SPREADING milk mixed with water on grass is something some scientifically-minded farmers are trying out to improve soil structure.
It might sound a little ‘out there,’ but milk is an organic substance and it ‘increases biological activity in the soil by feeding it’, says Leslie Dwyer.
‘Milk is a readily available food source for bacteria and may stimulate specific bacteria in the soil to grow and also release a small amount of stored nitrogen. It’s something that can be done at least once a year,’ said Leslie who is a firm advocate for challenging beliefs around traditional use of inputs to improve soil structure.
‘We’re in a new era when it comes to the knowledge that’s available to us, the research is out there, and farmers need to tap into that,’ said Leslie who is also an advocate for using foliar urea – mixing soluble urea with water to apply directly to grass to reduce nitrogen inputs.
He runs APS BioAg where he provides natural solutions to improve soil health, as well as plant and animal health. Based in Kildare, the Kerry native is passionate about working with soil biology and making the most of the resources already there.

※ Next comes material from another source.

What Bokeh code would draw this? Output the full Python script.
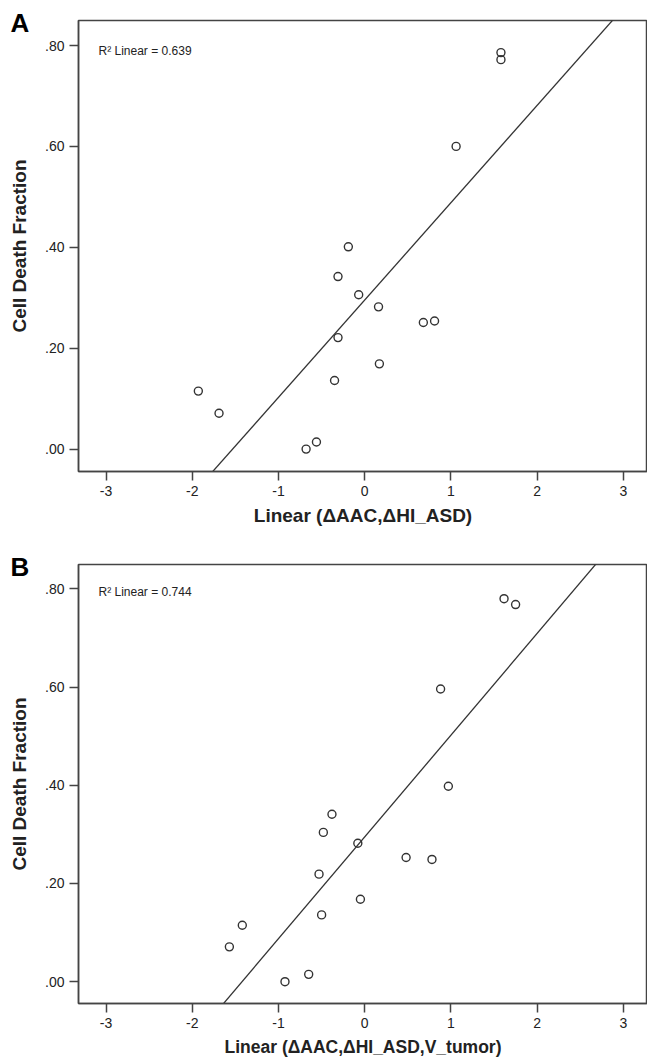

‘For example there is an average of 1,500 kg/ha of phosphorous locked up already in top soil on grassland farms. And if chemical nitrogen and phosphorous is applied above optimum levels, the soil microbes that normally release locked-up nutrients are affected and a large percentage become dormant in the case of the nitrogen family of bacteria. For phosphorus bacteria they literally have no work to do so it’s like putting them on the dole. They become dormant, and then the cycle of the soil is disrupted and the structure starts to break down. If the base level of biology drops, worms don’t get to feed and breed, which impacts the drainage, and the land becomes poorly structured. In some cases this leaves ground more prone to water logging because water cannot infiltrate down through the soil and relies on evaporation upwards,’ he said.

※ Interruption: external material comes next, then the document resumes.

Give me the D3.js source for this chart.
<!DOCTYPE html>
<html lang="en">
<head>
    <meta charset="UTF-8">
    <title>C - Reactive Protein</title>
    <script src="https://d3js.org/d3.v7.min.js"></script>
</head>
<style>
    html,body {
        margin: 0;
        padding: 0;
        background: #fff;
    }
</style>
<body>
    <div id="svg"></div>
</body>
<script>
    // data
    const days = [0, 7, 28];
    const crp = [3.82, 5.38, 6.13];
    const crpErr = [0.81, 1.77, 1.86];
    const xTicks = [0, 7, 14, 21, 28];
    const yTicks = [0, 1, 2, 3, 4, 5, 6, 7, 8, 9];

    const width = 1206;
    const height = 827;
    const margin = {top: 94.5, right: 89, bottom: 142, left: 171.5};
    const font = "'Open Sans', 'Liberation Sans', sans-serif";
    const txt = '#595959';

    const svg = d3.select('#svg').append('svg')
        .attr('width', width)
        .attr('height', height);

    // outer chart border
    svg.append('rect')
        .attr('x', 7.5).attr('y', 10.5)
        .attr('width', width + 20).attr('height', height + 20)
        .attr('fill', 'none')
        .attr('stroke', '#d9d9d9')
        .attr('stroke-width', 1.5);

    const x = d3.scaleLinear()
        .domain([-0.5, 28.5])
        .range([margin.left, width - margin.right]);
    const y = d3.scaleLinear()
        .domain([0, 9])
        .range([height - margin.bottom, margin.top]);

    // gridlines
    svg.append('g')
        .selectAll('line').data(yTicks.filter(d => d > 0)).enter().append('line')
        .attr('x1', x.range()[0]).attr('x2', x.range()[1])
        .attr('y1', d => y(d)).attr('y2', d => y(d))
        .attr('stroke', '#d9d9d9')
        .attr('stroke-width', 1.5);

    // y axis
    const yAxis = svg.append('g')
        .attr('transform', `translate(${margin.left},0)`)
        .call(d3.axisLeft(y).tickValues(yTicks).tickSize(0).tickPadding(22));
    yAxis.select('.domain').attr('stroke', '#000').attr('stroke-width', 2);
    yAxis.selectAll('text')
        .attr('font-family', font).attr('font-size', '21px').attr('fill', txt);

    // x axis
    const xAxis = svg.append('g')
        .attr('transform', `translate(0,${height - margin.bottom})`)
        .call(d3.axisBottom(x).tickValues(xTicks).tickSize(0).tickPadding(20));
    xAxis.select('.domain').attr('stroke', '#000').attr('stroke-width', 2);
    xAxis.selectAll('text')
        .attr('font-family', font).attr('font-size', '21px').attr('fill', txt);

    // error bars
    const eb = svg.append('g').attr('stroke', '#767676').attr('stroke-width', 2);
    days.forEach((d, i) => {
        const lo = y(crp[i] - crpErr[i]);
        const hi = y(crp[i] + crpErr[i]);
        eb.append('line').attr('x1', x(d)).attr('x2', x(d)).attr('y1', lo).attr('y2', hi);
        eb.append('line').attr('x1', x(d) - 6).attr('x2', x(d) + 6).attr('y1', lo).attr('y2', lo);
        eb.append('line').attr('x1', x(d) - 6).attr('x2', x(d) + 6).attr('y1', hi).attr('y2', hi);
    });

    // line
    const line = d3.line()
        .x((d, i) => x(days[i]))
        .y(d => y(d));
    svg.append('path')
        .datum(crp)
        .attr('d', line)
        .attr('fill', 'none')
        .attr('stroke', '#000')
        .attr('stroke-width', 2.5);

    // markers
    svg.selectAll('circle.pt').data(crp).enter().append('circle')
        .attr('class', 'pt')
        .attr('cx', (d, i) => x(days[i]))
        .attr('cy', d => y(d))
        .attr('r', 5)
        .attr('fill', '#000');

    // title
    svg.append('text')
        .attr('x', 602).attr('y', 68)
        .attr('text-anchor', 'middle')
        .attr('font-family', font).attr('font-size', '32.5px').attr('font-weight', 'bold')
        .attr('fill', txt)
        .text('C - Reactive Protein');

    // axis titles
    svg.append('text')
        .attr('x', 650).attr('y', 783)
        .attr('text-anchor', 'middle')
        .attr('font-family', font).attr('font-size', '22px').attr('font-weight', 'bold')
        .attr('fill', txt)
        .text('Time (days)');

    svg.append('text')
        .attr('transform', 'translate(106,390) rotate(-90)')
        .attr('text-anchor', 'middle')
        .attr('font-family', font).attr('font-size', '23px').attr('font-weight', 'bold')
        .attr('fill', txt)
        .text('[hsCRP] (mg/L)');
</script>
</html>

Farmers tend to do what the research tells them, but Leslie points out there’s been vast research done on soil biology in the US and Europe.

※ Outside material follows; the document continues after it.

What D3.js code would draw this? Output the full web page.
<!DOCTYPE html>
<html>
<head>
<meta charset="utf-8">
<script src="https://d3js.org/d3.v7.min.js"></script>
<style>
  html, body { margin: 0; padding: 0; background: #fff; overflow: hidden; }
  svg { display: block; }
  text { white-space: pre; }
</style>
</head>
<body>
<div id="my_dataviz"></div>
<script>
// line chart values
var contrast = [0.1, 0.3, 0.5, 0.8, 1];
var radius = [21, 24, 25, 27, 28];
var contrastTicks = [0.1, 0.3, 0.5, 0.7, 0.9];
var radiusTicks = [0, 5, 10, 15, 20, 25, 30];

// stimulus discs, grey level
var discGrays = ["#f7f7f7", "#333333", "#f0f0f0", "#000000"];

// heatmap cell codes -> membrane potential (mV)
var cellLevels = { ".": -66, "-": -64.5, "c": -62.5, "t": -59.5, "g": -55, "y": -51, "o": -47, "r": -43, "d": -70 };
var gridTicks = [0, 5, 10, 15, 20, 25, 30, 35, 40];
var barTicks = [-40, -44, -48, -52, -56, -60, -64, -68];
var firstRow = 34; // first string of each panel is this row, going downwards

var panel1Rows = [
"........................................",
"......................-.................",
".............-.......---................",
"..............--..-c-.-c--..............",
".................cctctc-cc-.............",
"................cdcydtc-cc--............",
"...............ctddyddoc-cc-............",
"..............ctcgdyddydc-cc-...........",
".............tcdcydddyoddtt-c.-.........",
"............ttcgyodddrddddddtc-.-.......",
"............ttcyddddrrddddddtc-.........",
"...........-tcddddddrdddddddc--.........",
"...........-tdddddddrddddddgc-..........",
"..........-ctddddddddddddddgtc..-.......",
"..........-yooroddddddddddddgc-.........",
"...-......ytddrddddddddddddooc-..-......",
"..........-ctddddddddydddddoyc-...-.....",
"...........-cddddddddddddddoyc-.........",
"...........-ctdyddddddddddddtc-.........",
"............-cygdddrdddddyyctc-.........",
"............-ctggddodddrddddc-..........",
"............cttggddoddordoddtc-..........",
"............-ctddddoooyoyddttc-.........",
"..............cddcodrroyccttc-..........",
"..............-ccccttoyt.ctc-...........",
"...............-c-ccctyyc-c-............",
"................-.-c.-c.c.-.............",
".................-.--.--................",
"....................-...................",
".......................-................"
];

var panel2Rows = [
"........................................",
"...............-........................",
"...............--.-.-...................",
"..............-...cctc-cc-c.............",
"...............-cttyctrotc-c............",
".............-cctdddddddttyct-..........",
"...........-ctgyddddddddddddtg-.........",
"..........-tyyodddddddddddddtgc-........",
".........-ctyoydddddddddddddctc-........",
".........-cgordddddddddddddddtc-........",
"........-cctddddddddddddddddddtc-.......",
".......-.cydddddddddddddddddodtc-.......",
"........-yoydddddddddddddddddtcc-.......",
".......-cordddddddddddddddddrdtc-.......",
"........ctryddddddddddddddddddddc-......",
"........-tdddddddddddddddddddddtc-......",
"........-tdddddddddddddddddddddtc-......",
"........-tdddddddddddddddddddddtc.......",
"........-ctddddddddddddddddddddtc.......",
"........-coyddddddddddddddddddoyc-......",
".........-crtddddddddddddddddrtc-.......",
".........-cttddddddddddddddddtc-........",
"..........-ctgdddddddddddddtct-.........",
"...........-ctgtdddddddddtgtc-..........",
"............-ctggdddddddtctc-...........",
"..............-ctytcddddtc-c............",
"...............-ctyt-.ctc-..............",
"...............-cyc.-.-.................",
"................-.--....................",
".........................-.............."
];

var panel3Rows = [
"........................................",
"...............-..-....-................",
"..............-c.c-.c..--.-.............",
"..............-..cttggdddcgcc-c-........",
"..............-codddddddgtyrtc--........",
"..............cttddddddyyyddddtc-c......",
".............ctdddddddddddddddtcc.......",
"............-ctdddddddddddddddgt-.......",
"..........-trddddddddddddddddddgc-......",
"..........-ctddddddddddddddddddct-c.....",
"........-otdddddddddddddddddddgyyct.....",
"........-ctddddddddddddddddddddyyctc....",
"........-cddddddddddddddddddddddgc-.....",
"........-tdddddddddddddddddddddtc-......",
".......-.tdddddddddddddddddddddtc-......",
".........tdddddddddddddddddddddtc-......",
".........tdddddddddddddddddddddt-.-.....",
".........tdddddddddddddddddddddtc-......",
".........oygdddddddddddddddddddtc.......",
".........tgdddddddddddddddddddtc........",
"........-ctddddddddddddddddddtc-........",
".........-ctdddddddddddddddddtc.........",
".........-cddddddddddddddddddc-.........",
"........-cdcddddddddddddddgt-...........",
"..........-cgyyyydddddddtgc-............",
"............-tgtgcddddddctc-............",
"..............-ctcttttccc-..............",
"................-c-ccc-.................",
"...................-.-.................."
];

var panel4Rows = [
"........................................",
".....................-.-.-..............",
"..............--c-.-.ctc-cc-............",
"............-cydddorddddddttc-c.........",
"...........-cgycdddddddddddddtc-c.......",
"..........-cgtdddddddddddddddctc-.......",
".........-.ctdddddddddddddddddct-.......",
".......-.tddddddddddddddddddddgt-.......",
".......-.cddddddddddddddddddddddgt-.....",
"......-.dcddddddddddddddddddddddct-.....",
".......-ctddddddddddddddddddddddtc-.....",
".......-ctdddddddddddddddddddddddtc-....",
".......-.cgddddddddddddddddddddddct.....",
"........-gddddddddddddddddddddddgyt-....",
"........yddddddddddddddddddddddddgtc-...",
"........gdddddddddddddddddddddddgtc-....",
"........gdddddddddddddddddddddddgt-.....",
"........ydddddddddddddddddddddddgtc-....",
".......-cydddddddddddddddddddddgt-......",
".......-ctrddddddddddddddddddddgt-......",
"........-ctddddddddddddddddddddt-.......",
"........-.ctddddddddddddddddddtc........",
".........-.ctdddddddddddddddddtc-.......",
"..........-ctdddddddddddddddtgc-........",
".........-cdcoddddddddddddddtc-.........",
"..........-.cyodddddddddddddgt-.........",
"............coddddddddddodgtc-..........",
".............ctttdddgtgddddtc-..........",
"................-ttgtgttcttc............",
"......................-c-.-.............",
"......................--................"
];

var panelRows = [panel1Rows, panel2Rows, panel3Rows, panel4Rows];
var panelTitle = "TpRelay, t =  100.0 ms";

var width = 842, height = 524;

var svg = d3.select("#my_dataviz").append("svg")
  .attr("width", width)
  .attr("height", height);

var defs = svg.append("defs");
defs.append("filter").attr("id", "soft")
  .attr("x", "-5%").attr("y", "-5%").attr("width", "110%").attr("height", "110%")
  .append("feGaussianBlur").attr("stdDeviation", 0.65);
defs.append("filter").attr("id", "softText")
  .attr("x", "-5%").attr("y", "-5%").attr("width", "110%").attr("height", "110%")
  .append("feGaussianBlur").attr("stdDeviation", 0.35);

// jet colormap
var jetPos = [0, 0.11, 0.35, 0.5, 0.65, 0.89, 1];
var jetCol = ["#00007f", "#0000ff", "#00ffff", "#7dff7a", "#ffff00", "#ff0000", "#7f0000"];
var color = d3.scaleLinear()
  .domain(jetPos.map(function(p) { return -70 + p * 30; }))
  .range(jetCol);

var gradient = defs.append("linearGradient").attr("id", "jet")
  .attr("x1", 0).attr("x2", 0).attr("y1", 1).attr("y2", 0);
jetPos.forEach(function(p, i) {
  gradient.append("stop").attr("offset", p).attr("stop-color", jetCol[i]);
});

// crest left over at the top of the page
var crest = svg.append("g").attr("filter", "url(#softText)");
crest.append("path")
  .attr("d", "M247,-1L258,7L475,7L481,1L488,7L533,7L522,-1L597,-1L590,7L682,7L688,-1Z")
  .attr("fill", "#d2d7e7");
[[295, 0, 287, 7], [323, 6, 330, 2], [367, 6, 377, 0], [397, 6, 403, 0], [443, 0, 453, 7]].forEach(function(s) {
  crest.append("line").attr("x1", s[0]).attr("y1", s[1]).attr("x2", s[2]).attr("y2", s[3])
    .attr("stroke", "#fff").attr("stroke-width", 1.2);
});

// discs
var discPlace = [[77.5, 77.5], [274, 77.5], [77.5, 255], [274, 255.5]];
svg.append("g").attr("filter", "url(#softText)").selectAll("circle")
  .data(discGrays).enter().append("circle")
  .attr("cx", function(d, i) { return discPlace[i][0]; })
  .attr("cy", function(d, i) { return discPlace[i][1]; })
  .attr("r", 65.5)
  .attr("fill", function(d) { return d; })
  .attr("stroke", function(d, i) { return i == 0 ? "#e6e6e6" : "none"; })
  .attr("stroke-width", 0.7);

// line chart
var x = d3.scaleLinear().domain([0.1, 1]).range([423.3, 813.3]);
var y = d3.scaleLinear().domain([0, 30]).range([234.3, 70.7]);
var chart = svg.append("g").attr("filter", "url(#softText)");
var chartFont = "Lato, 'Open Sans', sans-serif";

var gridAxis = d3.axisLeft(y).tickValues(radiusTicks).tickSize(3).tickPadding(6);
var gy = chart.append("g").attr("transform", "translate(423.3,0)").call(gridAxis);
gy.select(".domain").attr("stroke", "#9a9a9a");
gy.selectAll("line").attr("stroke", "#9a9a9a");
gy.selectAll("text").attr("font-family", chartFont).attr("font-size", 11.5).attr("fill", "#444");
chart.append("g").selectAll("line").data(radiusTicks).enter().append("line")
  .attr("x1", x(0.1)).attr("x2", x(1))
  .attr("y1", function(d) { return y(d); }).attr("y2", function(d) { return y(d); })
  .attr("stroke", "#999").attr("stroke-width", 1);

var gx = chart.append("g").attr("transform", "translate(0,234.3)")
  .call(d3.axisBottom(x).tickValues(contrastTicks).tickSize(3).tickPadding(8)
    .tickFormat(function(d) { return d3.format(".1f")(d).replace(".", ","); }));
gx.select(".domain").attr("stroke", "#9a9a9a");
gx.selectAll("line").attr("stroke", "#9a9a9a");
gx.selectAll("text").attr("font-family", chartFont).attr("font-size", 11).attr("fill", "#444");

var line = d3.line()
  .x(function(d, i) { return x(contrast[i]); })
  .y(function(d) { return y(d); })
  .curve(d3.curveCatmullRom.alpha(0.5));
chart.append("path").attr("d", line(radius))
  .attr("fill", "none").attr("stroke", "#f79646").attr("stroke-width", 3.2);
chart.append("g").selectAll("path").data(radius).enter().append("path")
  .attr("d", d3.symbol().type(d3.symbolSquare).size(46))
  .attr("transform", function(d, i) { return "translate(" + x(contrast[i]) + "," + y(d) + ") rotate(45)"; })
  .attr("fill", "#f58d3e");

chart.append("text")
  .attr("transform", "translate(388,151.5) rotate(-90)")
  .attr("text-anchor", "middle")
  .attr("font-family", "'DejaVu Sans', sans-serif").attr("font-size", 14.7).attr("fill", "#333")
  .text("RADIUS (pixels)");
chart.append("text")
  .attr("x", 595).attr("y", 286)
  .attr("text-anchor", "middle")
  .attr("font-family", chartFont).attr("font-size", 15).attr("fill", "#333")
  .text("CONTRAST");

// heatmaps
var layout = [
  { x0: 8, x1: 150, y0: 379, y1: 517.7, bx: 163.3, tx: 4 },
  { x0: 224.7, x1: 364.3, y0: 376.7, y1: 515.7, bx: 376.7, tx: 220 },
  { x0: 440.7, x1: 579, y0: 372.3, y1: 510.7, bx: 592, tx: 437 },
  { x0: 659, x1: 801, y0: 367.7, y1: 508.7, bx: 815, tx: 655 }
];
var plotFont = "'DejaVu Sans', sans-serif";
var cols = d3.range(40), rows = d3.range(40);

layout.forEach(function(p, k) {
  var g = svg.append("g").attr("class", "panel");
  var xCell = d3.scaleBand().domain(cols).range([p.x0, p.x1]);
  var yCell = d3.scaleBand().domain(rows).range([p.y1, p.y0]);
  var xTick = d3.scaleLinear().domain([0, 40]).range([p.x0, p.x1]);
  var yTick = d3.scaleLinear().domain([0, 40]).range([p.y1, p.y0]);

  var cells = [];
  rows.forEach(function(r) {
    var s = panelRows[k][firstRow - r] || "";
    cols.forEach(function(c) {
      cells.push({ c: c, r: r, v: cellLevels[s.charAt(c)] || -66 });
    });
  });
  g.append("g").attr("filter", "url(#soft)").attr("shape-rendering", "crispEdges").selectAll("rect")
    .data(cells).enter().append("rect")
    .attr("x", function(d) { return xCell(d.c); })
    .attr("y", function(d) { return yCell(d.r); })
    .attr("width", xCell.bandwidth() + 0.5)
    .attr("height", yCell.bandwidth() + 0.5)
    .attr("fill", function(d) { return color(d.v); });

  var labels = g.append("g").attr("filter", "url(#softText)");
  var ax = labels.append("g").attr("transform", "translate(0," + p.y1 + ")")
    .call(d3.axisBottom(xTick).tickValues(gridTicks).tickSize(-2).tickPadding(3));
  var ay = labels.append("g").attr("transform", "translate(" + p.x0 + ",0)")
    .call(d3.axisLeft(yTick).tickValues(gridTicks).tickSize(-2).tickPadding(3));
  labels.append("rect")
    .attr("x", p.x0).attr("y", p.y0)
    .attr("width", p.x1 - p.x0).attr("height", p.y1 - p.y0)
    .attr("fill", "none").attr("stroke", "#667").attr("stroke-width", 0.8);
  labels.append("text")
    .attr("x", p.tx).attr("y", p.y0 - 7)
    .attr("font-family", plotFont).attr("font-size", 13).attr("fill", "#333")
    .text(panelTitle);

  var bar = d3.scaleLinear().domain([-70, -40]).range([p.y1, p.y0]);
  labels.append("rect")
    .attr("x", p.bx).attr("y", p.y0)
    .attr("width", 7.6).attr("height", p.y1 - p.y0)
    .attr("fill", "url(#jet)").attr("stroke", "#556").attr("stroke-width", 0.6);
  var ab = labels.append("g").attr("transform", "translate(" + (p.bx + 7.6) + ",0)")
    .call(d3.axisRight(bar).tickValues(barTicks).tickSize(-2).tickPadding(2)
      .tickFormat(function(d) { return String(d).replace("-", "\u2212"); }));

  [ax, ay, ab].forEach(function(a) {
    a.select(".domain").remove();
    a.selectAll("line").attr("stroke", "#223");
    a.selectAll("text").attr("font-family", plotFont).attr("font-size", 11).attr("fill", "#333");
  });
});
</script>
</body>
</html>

‘Our forefathers were much better at this than us and we can learn by looking back at some of the techniques they had. They understood the power of the earthworm and healthy soil.’
However, he said, farmers this year are more financially motivated to try new things, since the massive price increases in fertiliser.
Leslie appreciates that a change in mindset is needed to farm like this, but he suggests trying out a biological programme on a small percentage of the farm.
Ballinascarthy farmer Jonathan Nyan has worked with Leslie and said ‘early indications look positive.’
‘We spread two of his products on grass last year and definitely saw a response. The areas where we spread stayed greener than the rest of the paddocks,’ he said.
He’s motivated by an environmental consciousness. ‘We wanted to be a step ahead with what we do, rather than trying to catch up at the last minute,’ he said.